You can also see how a long running SaaS endeavor with incremental upgrades, no major changes to staff or technology, could use Kanban to increase throughput and reduce waste.

For more information please see the fantastic "Process Dynamics, Modeling, and Control"[0] who's author was consulted, ironically, in the very first Scrum book from Beedle and Schwaber.

The lack of science and first principles in the Agile space is why people say "agile is dead" and Agile coaches are treated like hacks.

This is my plea for more science and rational thought.

0: https://www.amazon.com/Process-Dynamics-Modeling-Babatunde-O...

FYI Kanban isn't a process according to Kanban author David J. Anderson: http://www.scrumcrazy.com/David+Andersen+-+There+is+no+kanba....

The link didn’t work for me but I can do you one better I have (saved somewhere) a Yahoo groups conversation where David goes on a tirade about exactly this.

Also, David can split hairs all he wants about this (as agilists love to do) but the process theory around this stuff was laid down long before he graduated high school.

This should have (2012) at the end of the title.

Once you're in steady state maintenance/incremental improvement mode, then sure, kanban is probably the appropriate approach.
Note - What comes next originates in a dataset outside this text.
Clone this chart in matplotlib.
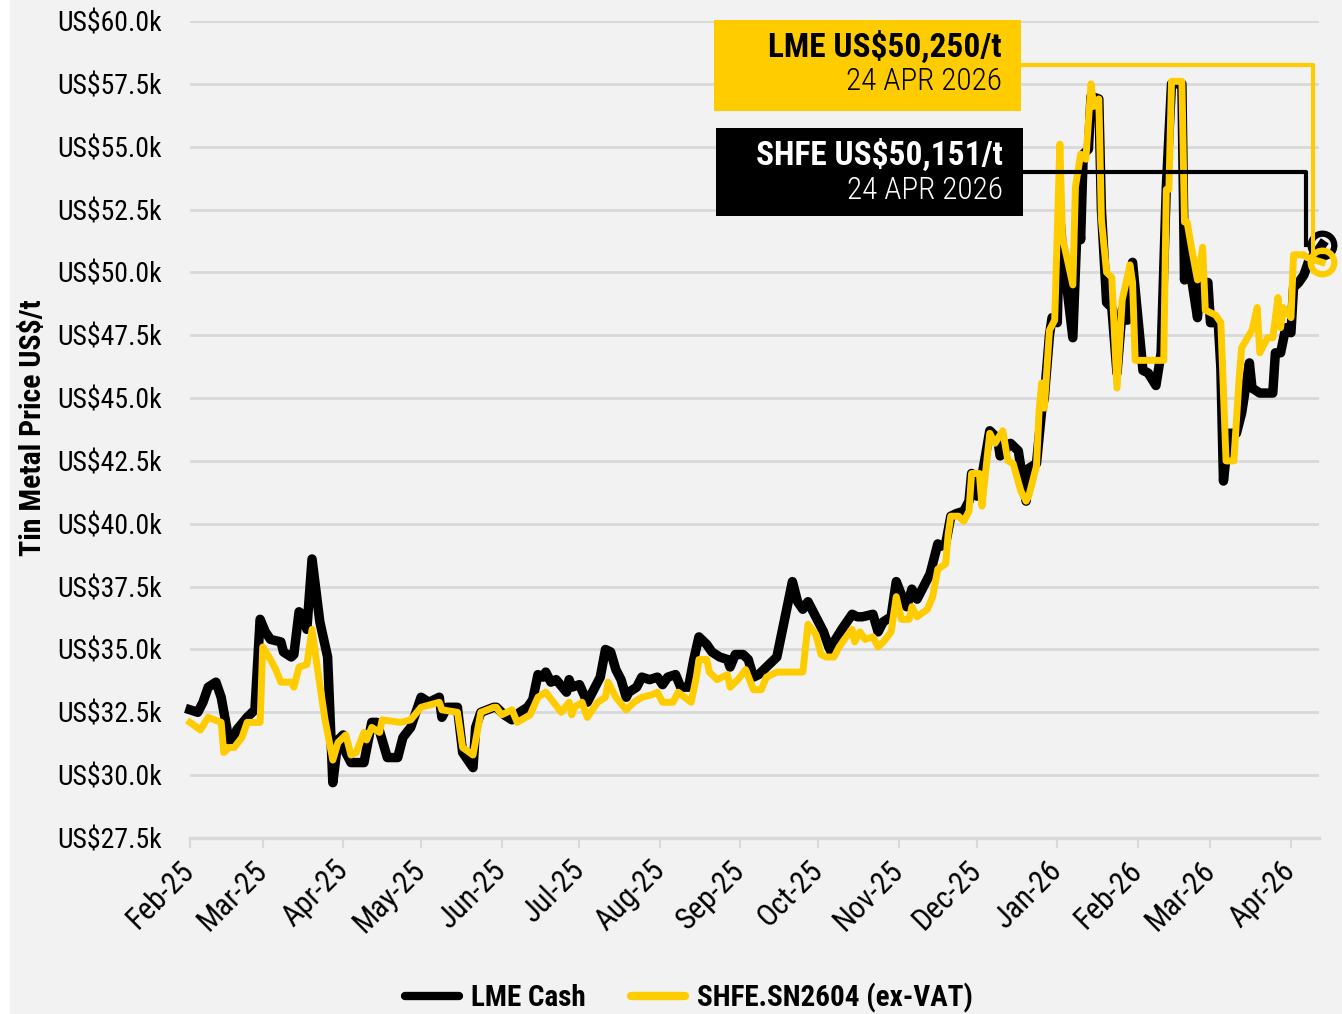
import numpy as np
import pandas as pd
import matplotlib
matplotlib.use('Agg')
import matplotlib.pyplot as plt
import matplotlib.transforms as mtransforms
from matplotlib.patches import Rectangle
from matplotlib.lines import Line2D
from matplotlib.ticker import FuncFormatter

plt.rcParams['font.family'] = ['Roboto Condensed', 'Archivo Narrow', 'DejaVu Sans']

# data: day offsets from 1 Feb 2025, price in US$k/t
start = pd.Timestamp('2025-02-01')

lme_day = [0, 3, 5, 7, 10, 12, 15, 17, 18, 22, 25, 27, 29, 31, 35, 36, 39, 40, 42, 43,
           45, 47, 50, 53, 55, 57, 59, 60, 62, 67, 70, 72, 76, 80, 82, 85, 89, 92, 96, 97,
           99, 103, 105, 109, 110, 112, 117, 118, 121, 124, 127, 130, 132, 134, 136, 137, 139, 141, 145, 146,
           147, 150, 153, 155, 158, 160, 162, 164, 166, 168, 169, 172, 174, 177, 180, 182, 184, 187, 189, 192,
           194, 196, 199, 201, 204, 207, 208, 210, 213, 215, 217, 219, 221, 223, 226, 229, 232, 234, 236, 238,
           240, 242, 244, 246, 247, 248, 251, 255, 257, 259, 263, 265, 267, 270, 272, 275, 276, 278, 280, 282,
           285, 288, 289, 291, 293, 295, 298, 300, 301, 303, 305, 308, 311, 312, 316, 319, 322, 323, 326, 328,
           329, 331, 332, 334, 335, 336, 340, 342, 343, 344, 346, 347, 350, 351, 353, 355, 357, 359, 361, 363,
           367, 369, 372, 374, 376, 378, 382, 383, 384, 388, 389, 392, 393, 396, 397, 398, 400, 403, 405, 408,
           409, 412, 417, 418, 420, 422, 424, 425, 427, 429, 431, 434, 436]
lme_price = [32.6, 32.5, 32.9, 33.5, 33.7, 33.1, 31.4, 31.4, 31.8, 32.3, 32.6, 36.2, 35.7, 35.4, 35.3, 34.9, 34.7, 34.8, 36.5, 36.4,
             35.8, 38.6, 36.1, 34.7, 29.7, 31.4, 31.6, 30.9, 30.5, 30.5, 32.1, 32.1, 30.7, 30.7, 31.5, 31.9, 33.1, 32.9, 33.1, 32.3,
             32.7, 32.7, 30.9, 30.3, 31.9, 32.5, 32.7, 32.7, 32.4, 32.2, 32.5, 32.7, 33.0, 34.0, 33.9, 34.1, 33.7, 33.8, 33.3, 33.8,
             33.5, 33.6, 32.9, 33.3, 33.9, 35.0, 34.9, 34.2, 33.8, 33.1, 33.3, 33.5, 33.9, 33.8, 33.9, 33.6, 33.9, 34.0, 33.5, 33.5,
             34.6, 35.5, 35.2, 34.9, 34.7, 34.6, 34.3, 34.8, 34.8, 34.6, 33.9, 34.0, 34.2, 34.4, 34.7, 36.2, 37.7, 36.9, 36.6, 36.9,
             36.5, 36.1, 35.7, 35.1, 34.9, 35.3, 35.8, 36.4, 36.3, 36.3, 36.4, 35.7, 36.1, 36.3, 37.7, 36.9, 36.7, 37.4, 37.0, 37.4,
             38.0, 39.2, 39.1, 39.2, 40.3, 40.4, 40.5, 40.9, 42.0, 41.1, 41.9, 43.7, 43.4, 42.7, 43.2, 42.9, 40.9, 42.2, 42.4, 44.5,
             45.0, 47.5, 48.2, 48.0, 52.2, 50.9, 47.4, 52.8, 51.3, 54.7, 54.9, 57.0, 56.9, 52.5, 48.8, 48.6, 46.0, 48.5, 48.1, 50.4,
             46.1, 46.0, 45.5, 46.8, 53.4, 57.5, 57.5, 49.7, 50.9, 48.2, 49.6, 49.6, 48.0, 48.0, 46.2, 41.7, 43.6, 43.6, 44.4, 46.4,
             45.4, 45.2, 45.2, 46.8, 46.8, 47.8, 47.6, 49.4, 49.6, 49.9, 50.5, 50.8, 51.1]

shfe_day = [0, 4, 7, 12, 13, 15, 17, 20, 22, 27, 28, 31, 33, 35, 39, 40, 42, 45, 47, 49,
            52, 55, 57, 60, 62, 64, 67, 68, 70, 73, 74, 81, 85, 89, 96, 97, 103, 105, 109, 112,
            117, 118, 120, 124, 126, 131, 134, 137, 140, 143, 146, 147, 148, 151, 153, 157, 160, 161, 164, 168,
            171, 174, 178, 180, 182, 186, 188, 193, 195, 196, 199, 200, 203, 207, 208, 211, 214, 217, 220, 222,
            226, 236, 238, 241, 243, 245, 248, 250, 252, 255, 256, 258, 260, 263, 265, 267, 270, 272, 274, 277,
            278, 280, 284, 286, 288, 291, 292, 293, 296, 298, 300, 301, 304, 305, 308, 310, 313, 315, 317, 320,
            322, 323, 326, 327, 328, 329, 331, 333, 335, 336, 340, 341, 343, 345, 347, 348, 350, 351, 353, 355,
            357, 359, 362, 363, 364, 375, 376, 377, 378, 382, 383, 384, 386, 388, 390, 391, 395, 397, 399, 402,
            404, 405, 409, 411, 412, 415, 417, 419, 420, 421, 424, 425, 429, 430, 436]
shfe_price = [32.1, 31.8, 32.3, 32.1, 30.9, 31.1, 31.1, 31.5, 32.1, 32.1, 35.1, 34.6, 34.2, 33.7, 33.7, 33.5, 34.3, 34.4, 35.8, 34.3,
              32.2, 30.6, 31.3, 31.6, 30.8, 30.9, 31.7, 31.4, 31.9, 31.7, 32.2, 32.1, 32.2, 32.7, 32.9, 32.6, 32.5, 31.1, 30.8, 32.5,
              32.7, 32.7, 32.4, 32.6, 32.1, 32.4, 33.1, 33.3, 32.9, 32.5, 32.9, 32.4, 32.7, 32.9, 32.3, 32.9, 33.1, 33.7, 33.1, 32.6,
              32.9, 33.1, 33.2, 33.3, 32.9, 32.9, 33.3, 32.9, 33.9, 34.6, 34.6, 34.1, 33.8, 34.0, 33.5, 33.8, 34.2, 33.4, 33.4, 33.9,
              34.1, 34.1, 36.0, 35.6, 34.8, 34.7, 34.7, 35.1, 35.4, 35.8, 35.3, 35.7, 35.4, 35.5, 35.1, 35.3, 35.7, 37.1, 36.2, 36.2,
              36.7, 36.3, 36.6, 37.1, 38.2, 38.4, 39.6, 40.3, 40.3, 40.1, 40.5, 42.0, 42.0, 40.7, 43.6, 43.2, 43.7, 42.5, 42.4, 41.3,
              40.9, 41.1, 42.3, 44.5, 45.6, 44.6, 47.7, 48.1, 55.1, 51.4, 49.5, 53.4, 54.7, 54.5, 57.5, 56.6, 56.9, 52.1, 50.0, 49.8,
              45.4, 48.9, 50.3, 49.6, 46.5, 46.5, 53.3, 53.3, 57.6, 57.6, 52.0, 52.0, 50.8, 49.7, 51.0, 48.5, 48.3, 48.0, 42.5, 42.5,
              45.7, 47.0, 47.7, 48.6, 46.8, 47.4, 47.4, 49.0, 47.8, 48.6, 48.2, 50.7, 50.7, 50.6, 50.4]

month_ticks = pd.date_range('2025-02-01', '2026-04-01', freq='MS')
y_ticks = np.arange(27500, 60001, 2500)

lme_label = 'LME US\\$50,250/t'
shfe_label = 'SHFE US\\$50,151/t'
as_of = '24 APR 2026'

BLACK = '#000000'
YELLOW = '#FFCC00'
GRID = '#d9d9d9'
BG = '#f2f2f2'

W, H = 1342, 1014
fig = plt.figure(figsize=(W / 100, H / 100), dpi=100, facecolor='white')
fig.patches.append(Rectangle((10 / W, 0), 1 - 10 / W, 1, transform=fig.transFigure,
                             facecolor=BG, edgecolor='none', zorder=-10))

def fx(px):
    return px / W

def fy(py):
    return 1 - py / H

ax = fig.add_axes([fx(190), fy(838), fx(1319) - fx(190), fy(21) - fy(838)])
ax.set_facecolor(BG)

lme_date = start + pd.to_timedelta(lme_day, unit='D')
shfe_date = start + pd.to_timedelta(shfe_day, unit='D')
lme_v = np.array(lme_price) * 1000
shfe_v = np.array(shfe_price) * 1000

ax.plot(lme_date, lme_v, color=BLACK, lw=6.8, solid_joinstyle='round', zorder=3, clip_on=False)
ax.plot(lme_date[-1:], lme_v[-1:], 'o', ms=17, mfc='none', mec=BLACK, mew=4.5, zorder=3, clip_on=False)
ax.plot(shfe_date, shfe_v, color=YELLOW, lw=5.0, solid_joinstyle='round', zorder=4, clip_on=False)
ax.plot(shfe_date[-1:], shfe_v[-1:], 'o', ms=17, mfc='none', mec=YELLOW, mew=4.5, zorder=5, clip_on=False)

ax.set_xlim(start, start + pd.Timedelta(days=434.8))
ax.set_ylim(27500, 60000)
ax.set_xticks(month_ticks)
ax.set_xticklabels([d.strftime('%b-%y') for d in month_ticks], rotation=45,
                   ha='right', va='center', rotation_mode='anchor')
shift = mtransforms.ScaledTranslation(5 / 100, 0, fig.dpi_scale_trans)
for lab in ax.get_xticklabels():
    lab.set_transform(lab.get_transform() + shift)
ax.set_yticks(y_ticks)
ax.yaxis.set_major_formatter(FuncFormatter(lambda v, p: 'US\\$%.1fk' % (v / 1000)))
ax.grid(axis='y', color=GRID, lw=2)
ax.set_axisbelow(True)
for s in ['top', 'right', 'left']:
    ax.spines[s].set_visible(False)
ax.spines['bottom'].set_color(GRID)
ax.spines['bottom'].set_linewidth(2.5)
ax.tick_params(axis='x', length=7, width=1.5, color=GRID, pad=13, labelsize=22)
ax.tick_params(axis='y', length=0, pad=20, labelsize=20)

fig.text(fx(33), fy(428), 'Tin Metal Price US\\$/t', rotation=90, ha='center', va='center',
         fontsize=21.5, fontweight='bold')

# callout boxes
fig.patches.append(Rectangle((fx(714), fy(111)), fx(1021) - fx(714), fy(20) - fy(111),
                             transform=fig.transFigure, facecolor=YELLOW, edgecolor='none', zorder=5))
fig.patches.append(Rectangle((fx(716), fy(216)), fx(1023) - fx(716), fy(128) - fy(216),
                             transform=fig.transFigure, facecolor=BLACK, edgecolor='none', zorder=5))
fig.text(fx(1002), fy(47), lme_label, ha='right', va='center', fontsize=24, fontweight='bold', zorder=6)
fig.text(fx(1002), fy(82), as_of, ha='right', va='center', fontsize=22.5, fontweight='light', zorder=6)
fig.text(fx(1003), fy(155), shfe_label, ha='right', va='center', fontsize=24, fontweight='bold',
         color='white', zorder=6)
fig.text(fx(1003), fy(190), as_of, ha='right', va='center', fontsize=22.5, fontweight='light',
         color='white', zorder=6)

# connectors from boxes down to last points
def to_fig(date, val):
    x, y = ax.transData.transform((matplotlib.dates.date2num(date), val))
    return x / W, y / H

yx, yy = to_fig(shfe_date[-1], shfe_v[-1])
bx, by = to_fig(lme_date[-1], lme_v[-1])
fig.add_artist(Line2D([fx(1021), yx - 9 / W, yx - 9 / W], [fy(65), fy(65), yy],
                      transform=fig.transFigure, color=YELLOW, lw=3, zorder=6))
fig.add_artist(Line2D([fx(1023), bx - 16 / W, bx - 16 / W], [fy(172), fy(172), by],
                      transform=fig.transFigure, color=BLACK, lw=3, zorder=2))

handles = [Line2D([], [], color=BLACK, lw=6, solid_capstyle='round'),
           Line2D([], [], color=YELLOW, lw=6, solid_capstyle='round')]
fig.legend(handles, ['LME Cash', 'SHFE.SN2604 (ex-VAT)'], loc='center',
           bbox_to_anchor=(fx(689), fy(998)), ncol=2, frameon=False,
           prop={'weight': 'bold', 'size': 21}, handlelength=1.85, handletextpad=0.4,
           columnspacing=1.55)

fig.savefig('out.png', dpi=100, facecolor=fig.get_facecolor())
But for initial product development, and major new feature releases or product re-writes, scrum with its measured discipline and time restrictions is better. It's more difficult to force functionality/schedule tradeoffs with kanban. You simply end up reinventing scrum by grouping stories and imposing deadlines.

"At no point in the execution of this Issue was it discussed by the team (neither in a daily stand-up meeting nor in any other meeting). In fact, any type of a team discussion would have probably doubled the overall time spent on this Issue."

This lack of ceremony sounds very refreshing.